Dr. Raye Taylor is a Red Lake Nation descendant and is the first in her family to go to college. She has worked with many animals from insects to birds and fish; however, she has spent most of her career working with dogs, cats, and horses. For education, Dr. Taylor has degrees from Iowa State University in Animal Ecology/Zoology and Microbiology, then left her PhD track to attend veterinary school at St. George’s University. She has certificates from University of Minnesota (Veterinary Medicine), and Cornell University (Leadership); and carries certifications in the Human-Animal Bond and Hospice and Palliative Care. With years in general practice, regulation, and teaching, she has always maintained a relationship with community work. This has extended from mentorship and leadership at the University of Minnesota College of Veterinary Medicine; in veterinary clinics, on mobile services, and at the racetrack. She met CARE while volunteering with a student-led community service group, where primarily her focus has been to collaborate with indigenous communities and student mentorship. Her mantras are partnership with pet parents and empowerment through knowledge.

“CARE creates creative and inspiring opportunities to repair a broken system and broken hearts. I am excited to witness and facilitate the magic of empowerment through knowledge in our culture keepers, change makers, animal families, and community members & leaders. The way to repair the power dynamic is to give it to the people–and advancing that with CARE is going to be an honor.”

– Dr. Raye Taylor

Community Animal CARE Advisory Committee

The Community Animal CARE (CAC) advisory board’s main role is to support the CAC division at CARE by providing valuable insights and perspectives gleaned from the committee’s expertise in the Human and Animal Well-Being field, including programs, partners, and policies. This includes providing insights to CAC leadership in an effort to help create and sustain the effectiveness of the CAC program across the country.

Ed Jamison, Chairperson

Ed Jamison

Ed is currently the President of Texas Unites for Animals, Vice President of the National Animal Care & Control Association, and Board Member for the Association of Animal Welfare Advancement and Shelter Animals Count. His main role as the Chair of the CAC Advisory Board will be to support the CAC department at CARE by providing insights from the Human and Animal well-being field to create and sustain the effectiveness of the CAC program across the country. He will be responsible for building the rest of the CAC Advisory Board and ensuring a focus on community-driven and led workforce is considered throughout the council’s discussions to ensure sustainability.

Ed Jamison serves as CEO of Operation Kindness, a lifesaving non-profit animal welfare organization based in Texas. Under his leadership since March 2021, Ed guides the organization to administer innovative programs impacting dogs and cats across the region, including community initiatives, shelter partnerships, interstate transport, forensics for animal cruelty, and more.
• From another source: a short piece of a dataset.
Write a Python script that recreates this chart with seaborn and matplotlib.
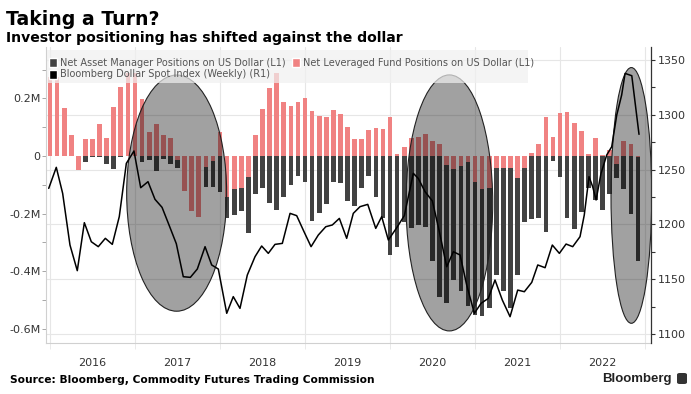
import numpy as np
import pandas as pd
import matplotlib.pyplot as plt
import seaborn as sns
from matplotlib.patches import Ellipse, Patch, Rectangle, FancyBboxPatch

# month-end positions, Dec 2015 .. Nov 2022
months = pd.date_range("2015-12-31", periods=84, freq="ME")

# net positions on US dollar, millions (L1)
asset_mgr = [0.0, 0.0, 0.0, 0.0, 0.0, -0.020, -0.003, -0.005, -0.026, -0.045,
             -0.003, 0.0, 0.0, -0.022, -0.014, -0.051, -0.012, -0.026, -0.043, -0.060,
             -0.090, -0.100, -0.107, -0.107, -0.124, -0.214, -0.205, -0.191, -0.266, -0.133,
             -0.112, -0.165, -0.186, -0.141, -0.101, -0.070, -0.089, -0.226, -0.199, -0.168,
             -0.092, -0.095, -0.158, -0.174, -0.110, -0.068, -0.141, -0.217, -0.344, -0.315,
             -0.228, -0.249, -0.240, -0.246, -0.365, -0.489, -0.512, -0.431, -0.470, -0.522,
             -0.551, -0.555, -0.530, -0.414, -0.470, -0.530, -0.414, -0.228, -0.220, -0.217,
             -0.263, -0.017, -0.072, -0.214, -0.252, -0.194, -0.110, -0.153, -0.188, -0.133,
             -0.075, -0.115, -0.201, -0.365]
lev_funds = [0.276, 0.276, 0.166, 0.073, -0.049, 0.059, 0.059, 0.111, 0.061, 0.169,
             0.241, 0.288, 0.288, 0.198, 0.085, 0.111, 0.073, 0.064, -0.015, -0.121,
             -0.190, -0.213, -0.037, -0.017, 0.082, -0.141, -0.115, -0.110, -0.072, 0.073,
             0.162, 0.238, 0.288, 0.187, 0.175, 0.189, 0.201, 0.158, 0.139, 0.137,
             0.160, 0.145, 0.100, 0.059, 0.058, 0.090, 0.099, 0.093, 0.137, 0.007,
             0.032, 0.061, 0.067, 0.075, 0.053, 0.041, -0.031, -0.046, -0.034, -0.020,
             -0.089, -0.115, -0.112, -0.043, -0.043, -0.043, -0.075, -0.043, 0.012, 0.042,
             0.137, 0.067, 0.148, 0.154, 0.116, 0.088, 0.006, 0.061, 0.002, 0.021,
             -0.026, 0.052, 0.042, -0.005]

# Bloomberg Dollar Spot Index (R1), decimal year / level
dxy_time = [2015.985, 2016.074, 2016.149, 2016.235, 2016.321, 2016.404, 2016.486, 2016.568,
            2016.651, 2016.733, 2016.815, 2016.898, 2016.988, 2017.067, 2017.153, 2017.235,
            2017.318, 2017.400, 2017.486, 2017.568, 2017.651, 2017.733, 2017.824, 2017.902,
            2017.980, 2018.079, 2018.156, 2018.235, 2018.321, 2018.412, 2018.490, 2018.568,
            2018.647, 2018.733, 2018.824, 2018.902, 2018.988, 2019.071, 2019.156, 2019.244,
            2019.321, 2019.404, 2019.490, 2019.568, 2019.647, 2019.738, 2019.832, 2019.902,
            2019.980, 2020.079, 2020.168, 2020.274, 2020.332, 2020.412, 2020.498, 2020.576,
            2020.667, 2020.745, 2020.824, 2020.902, 2020.992, 2021.071, 2021.156, 2021.235,
            2021.321, 2021.412, 2021.502, 2021.580, 2021.667, 2021.738, 2021.824, 2021.909,
            2021.992, 2022.071, 2022.149, 2022.235, 2022.285, 2022.341, 2022.384, 2022.424,
            2022.482, 2022.549, 2022.608, 2022.667, 2022.725, 2022.765, 2022.844, 2022.929]
dxy_value = [1232.9, 1252.1, 1228.3, 1181.2, 1157.8, 1201.6, 1184.2, 1179.7,
             1187.3, 1181.8, 1207.1, 1255.7, 1267.0, 1233.5, 1239.0, 1222.9,
             1215.6, 1199.5, 1182.4, 1152.3, 1151.7, 1159.3, 1179.7, 1163.0,
             1159.3, 1118.9, 1134.1, 1123.4, 1153.8, 1170.6, 1180.3, 1173.6,
             1181.8, 1182.7, 1210.1, 1208.0, 1193.4, 1179.7, 1190.3, 1197.9,
             1199.5, 1205.5, 1187.3, 1210.1, 1216.2, 1218.3, 1196.4, 1207.1,
             1185.8, 1197.0, 1208.0, 1246.6, 1242.0, 1229.9, 1221.4, 1194.9,
             1161.4, 1175.1, 1172.1, 1144.7, 1118.9, 1128.0, 1132.5, 1149.3,
             1131.0, 1115.8, 1140.1, 1138.6, 1147.1, 1163.0, 1160.5, 1181.2,
             1173.6, 1182.1, 1179.7, 1188.8, 1208.6, 1243.6, 1234.4, 1222.3,
             1246.6, 1263.3, 1270.9, 1299.8, 1318.1, 1337.8, 1335.7, 1282.2]

years = ['2016', '2017', '2018', '2019', '2020', '2021', '2022']
left_ticks = [0.2, 0.0, -0.2, -0.4, -0.6]
right_ticks = [1100, 1150, 1200, 1250, 1300, 1350]

PINK = '#f08282'
DARK = '#424242'
GRID = '#e6e6e6'

sns.set_theme(style="white")
plt.rcParams['font.family'] = ['DejaVu Sans']

fig = plt.figure(figsize=(6.91, 3.94), dpi=100)
ax = fig.add_axes([46/691, 1-343/394, 605/691, 296/394])
ax2 = ax.twinx()

LEFT_LIM = (-0.650, 0.379)
RIGHT_LIM = (1091.8, 1361.9)

df = pd.DataFrame({'t': months.year + months.month/12, 'am': asset_mgr, 'lf': lev_funds})
sns.barplot(data=df, x='t', y='am', native_scale=True, width=0.66, color=DARK,
            saturation=1, linewidth=0, errorbar=None, ax=ax, zorder=2)
sns.barplot(data=df, x='t', y='lf', native_scale=True, width=0.66, color=PINK,
            saturation=1, linewidth=0, errorbar=None, ax=ax, zorder=3)

sns.lineplot(x=dxy_time, y=dxy_value, ax=ax2, color='black', linewidth=1.1, sort=False)

ax.set_xlim(2015.953, 2023.07)
ax.set_ylim(*LEFT_LIM)
ax2.set_ylim(*RIGHT_LIM)
ax.set_xlabel('')
ax.set_ylabel('')
ax2.set_ylabel('')

# grid: vertical at year boundaries, horizontal at the right-axis ticks
ax.set_axisbelow(True)
ax.set_xticks(range(2016, 2024))
ax.set_xticklabels([])
ax.set_xticks(np.arange(2016.5, 2023), minor=True)
ax.set_xticklabels(years, minor=True)
ax.grid(axis='x', which='major', color=GRID, lw=0.8)
for v in right_ticks:
    yl = LEFT_LIM[0] + (v - RIGHT_LIM[0]) / (RIGHT_LIM[1] - RIGHT_LIM[0]) * (LEFT_LIM[1] - LEFT_LIM[0])
    ax.axhline(yl, color=GRID, lw=0.8, zorder=0)

ax.set_yticks(left_ticks)
ax.set_yticklabels(['0' if v == 0 else f'{v:.1f}M' for v in left_ticks])
ax.set_yticks(np.arange(-0.6, 0.35, 0.1), minor=True)
ax.tick_params(axis='y', which='both', left=True, length=3, width=0.6, color='#999999',
               labelsize=8, labelcolor='#333333', pad=1)
ax.tick_params(axis='x', which='major', bottom=True, length=4, width=0.6, color=GRID)
ax.tick_params(axis='x', which='minor', bottom=False, length=0, labelsize=8,
               labelcolor='#333333', pad=11)

ax2.set_yticks(right_ticks)
ax2.set_yticks(np.arange(1100, 1361, 25), minor=True)
ax2.tick_params(axis='y', which='both', right=True, length=3, width=0.8, color='#333333',
                labelsize=8, labelcolor='#333333', pad=2)

for s in ['top', 'right']:
    ax.spines[s].set_visible(False)
for s in ['left', 'bottom']:
    ax.spines[s].set_color('#d0d0d0')
    ax.spines[s].set_linewidth(0.8)
for s in ['top', 'left', 'bottom']:
    ax2.spines[s].set_visible(False)
ax2.spines['right'].set_color('#333333')
ax2.spines['right'].set_linewidth(0.9)

# highlighted periods
for cx, cy, w, h in [(2017.49, -0.129, 1.176, 0.821),
                     (2020.698, -0.163, 1.02, 0.890),
                     (2022.839, -0.137, 0.479, 0.889)]:
    ax.add_patch(Ellipse((cx, cy), w, h, facecolor=(0, 0, 0, 0.37),
                         edgecolor='#222222', lw=0.8, zorder=5))

# legend
ax2.add_patch(Rectangle((0.002, 0.878), 0.795, 0.112, transform=ax2.transAxes,
                        facecolor='#f0f0f0', alpha=0.7, edgecolor='none', zorder=6))
handles = [Patch(facecolor=DARK, label='Net Asset Manager Positions on US Dollar (L1)'),
           Patch(facecolor='black', label='Bloomberg Dollar Spot Index (Weekly) (R1)'),
           Patch(facecolor=PINK, label='Net Leveraged Fund Positions on US Dollar (L1)')]
leg = ax2.legend(handles=handles, ncol=2, loc='upper left', bbox_to_anchor=(0.002, 0.971),
                 frameon=False, fontsize=7, handlelength=0.8, handleheight=1.1,
                 handletextpad=0.3, columnspacing=0.7, labelspacing=0.2,
                 borderpad=0.2, borderaxespad=0)
leg.set_zorder(7)
for t in leg.get_texts():
    t.set_color('#555555')

# titles and footer
fig.text(0.008, 0.9365, 'Taking a Turn?', fontsize=13.6, fontweight='bold',
         va='baseline', color='black')
fig.text(0.009, 0.8934, 'Investor positioning has shifted against the dollar', fontsize=10.1,
         fontweight='bold', va='baseline', color='black')
fig.text(0.014, 0.028, 'Source: Bloomberg, Commodity Futures Trading Commission',
         fontsize=7.7, fontweight='bold', va='baseline', color='black')
fig.text(0.9725, 0.030, 'Bloomberg', fontsize=9.5, fontweight='bold',
         family='Liberation Sans', ha='right', va='baseline', color='#222222')
fig.patches.append(FancyBboxPatch((677/691, 1-384/394), 10/691, 11/394,
                                  boxstyle='round,pad=0,rounding_size=0.004',
                                  transform=fig.transFigure, facecolor='#333333',
                                  edgecolor='none'))

fig.savefig('out.png', dpi=100)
Ed also leads the lifesaving work at the Operation Kindness shelter, which includes a medical wing, neonatal kitten nursery, and pet food pantry, located in Carrollton, TX.

 Previously, Ed served as the Director of Dallas Animal Services (DAS). When he joined DAS in 2017, the animal situation in Dallas was the center of public scrutiny. Ed was tasked with increasing public safety by getting loose animals off the streets, while also increasing positive outcomes. The “Dallas 90” campaign was designed to help create a community where all people and animals are safe, treated with respect, and have access to the resources needed to thrive. With a dog and cat intake of over 39,000 in 2019, Dallas had the 3rd highest intake in the nation. 

With an extensive background working in the animal welfare field beginning in the early 2000s, Ed worked in Cleveland, Ohio, before moving to the Dallas-Fort Worth metroplex. In the position of Chief Animal Control Officer for the City of Cleveland, Jamison pushed to redefine functionality and public perception of animal control. The award-winning, trademarked CITY DOGs Cleveland Adoption and Volunteer programs continue to be flourishing programs copied throughout the country.